Adams took this pesky tag-along in good part for a while. But finally, when the
dog’s company threatened to become actual interference, Mr. Adams addressed her
directly. “You have to be quiet and go sit by yourself now,” he instructed her.
“That’s what growing up is. It’s learning how to be alone.”
The
melancholy truth of that hit me. I was a teenager then, but I suddenly knew
that he was right. I knew that’s what awaited me. Adulthood was a matter of
entering into an essential aloneness. It was a shouldering of responsibility
without the likelihood of any true companion to share it. Adulthood would
certainly be devoid of the unconditional love some of us know as children.
Instead it was a setting sail into a vast ocean - without another soul in
sight.
The
second piece of wisdom that I’m sure will stick with me was not uttered as an
article of philosophy. It was just a casual personal observation. I happened to
catch it as part of an interview with Angie Dickinson appearing on CBS’s Sunday
Morning Show. Dickinson has largely retired from her career as actress and
sex symbol. She has become an avid poker player and challenged her interviewer,
Mo Rocca, to a card game. As they played, Dickinson reflected on her life. She
felt her years of stardom had been a wonderful adventure. She didn’t mind
having been known for her beauty and sex appeal. That had enabled and added to
the adventure of it all.
After
a little while, the two broke off playing cards. Mo Rocca walked with Dickinson
to the balcony of her home to share her spectacular overview of Beverly Hills.

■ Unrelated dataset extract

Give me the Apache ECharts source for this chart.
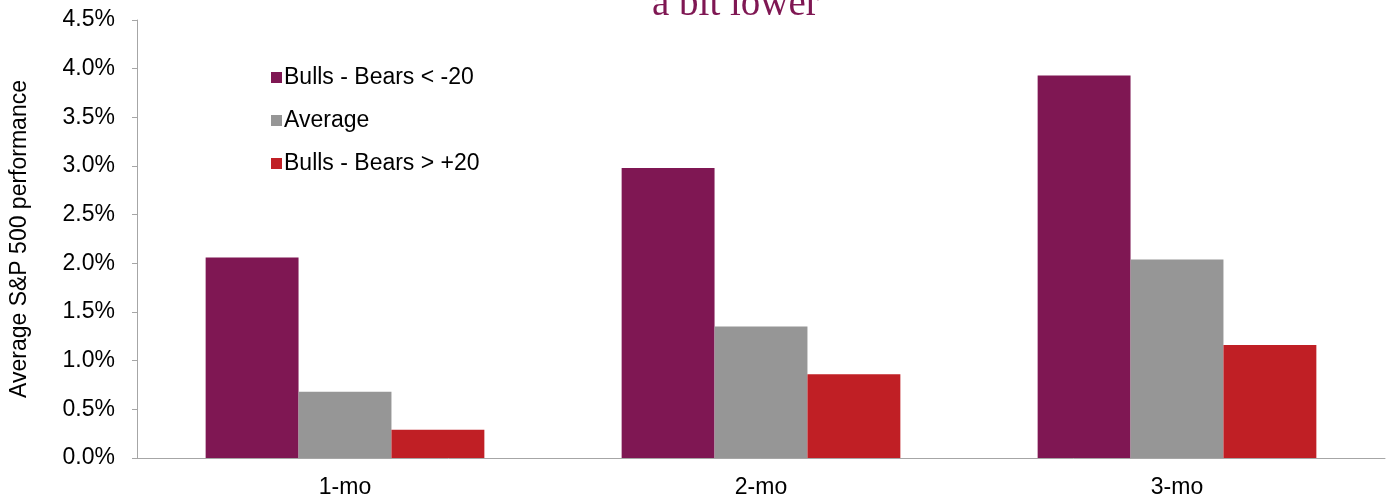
<!DOCTYPE html>
<html>
<head>
<meta charset="utf-8">
<script src="https://cdn.jsdelivr.net/npm/echarts@6/dist/echarts.min.js"></script>
<style>
html, body { margin: 0; padding: 0; background: #fff; }
#main { width: 1387px; height: 499px; }
</style>
</head>
<body>
<div id="main"></div>
<script>
var categories = ['1-mo', '2-mo', '3-mo'];
var bearishValues = [2.06, 2.98, 3.93];
var averageValues = [0.68, 1.35, 2.04];
var bullishValues = [0.29, 0.86, 1.16];
var seriesNames = ['Bulls - Bears < -20', 'Average', 'Bulls - Bears > +20'];

var myChart = echarts.init(document.getElementById('main'));
var axisGrey = '#a6a6a6';
var option = {
	animation: false,
	textStyle: { fontFamily: 'Liberation Sans, Arial, sans-serif' },
	title: {
		text: 'a bit lower',
		left: 647,
		top: -20,
		textStyle: {
			fontFamily: 'Liberation Serif, Times New Roman, serif',
			fontWeight: 'normal',
			fontSize: 39,
			color: '#7f1753'
		}
	},
	grid: { left: 136, right: 2, top: 20, bottom: 40 },
	legend: {
		orient: 'vertical',
		left: 266,
		top: 61,
		itemGap: 20,
		itemWidth: 11,
		itemHeight: 11,
		icon: 'rect',
		textStyle: { fontSize: 23, color: '#000', padding: [0, 0, 0, -3] },
		data: seriesNames
	},
	xAxis: {
		type: 'category',
		data: categories,
		axisLine: { lineStyle: { color: axisGrey } },
		axisTick: { length: 6, lineStyle: { color: axisGrey } },
		axisLabel: { fontSize: 23, color: '#000', margin: 18 }
	},
	yAxis: {
		type: 'value',
		min: 0,
		max: 0.045,
		interval: 0.005,
		name: 'Average S&P 500 performance',
		nameLocation: 'middle',
		nameGap: 106,
		nameTextStyle: { fontSize: 23, color: '#000' },
		splitLine: { show: false },
		axisLine: { show: true, lineStyle: { color: axisGrey } },
		axisTick: { show: true, length: 5, lineStyle: { color: axisGrey } },
		axisLabel: {
			fontSize: 23,
			color: '#000',
			margin: 22,
			formatter: function (v) { return (v * 100).toFixed(1) + '%'; }
		}
	},
	series: [
		{ name: seriesNames[0], type: 'bar', data: bearishValues.map(function (v) { return v / 100; }),
		  itemStyle: { color: '#7f1753' }, barGap: '0%', barCategoryGap: '33%' },
		{ name: seriesNames[1], type: 'bar', data: averageValues.map(function (v) { return v / 100; }),
		  itemStyle: { color: '#969696' }, barGap: '0%', barCategoryGap: '33%' },
		{ name: seriesNames[2], type: 'bar', data: bullishValues.map(function (v) { return v / 100; }),
		  itemStyle: { color: '#c01f25' }, barGap: '0%', barCategoryGap: '33%' }
	]
};
myChart.setOption(option);
</script>
</body>
</html>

After they had gazed together at the rolling vista for a moment, Dickinson gave
a slight shrug of contented resignation. She said, “One day I won’t have all
this.” (She didn’t inject the word “soon” into her reflection, although, since
Dickinson is in her late 80’s now, that hint of soonness hung unspoken in the
air.) But she just issued the truth of the matter bare. She said, “One day I
won’t have all this…. but I won’t know it.”
She
delivered that last line with an air of confiding triumph. Yes, we will all
lose everything we have in the end, but we won’t know it. We won’t dwell in
that desolation, experiencing it endlessly. Therefore, we can fling back
defiantly, “Take that, Death! You’ve done your worst, but I’m not aware
of it. So the joke’s on you! Ha HAAA!”
These
two wisdoms bookend my own reflection on my span. There was Mr. Adams’ somber
view at one end of all the packed activity. But then here came Angie Dickinson’s
point – ultimately a happier thought about the other end of it all. She made me
realize what a final invictus it will be.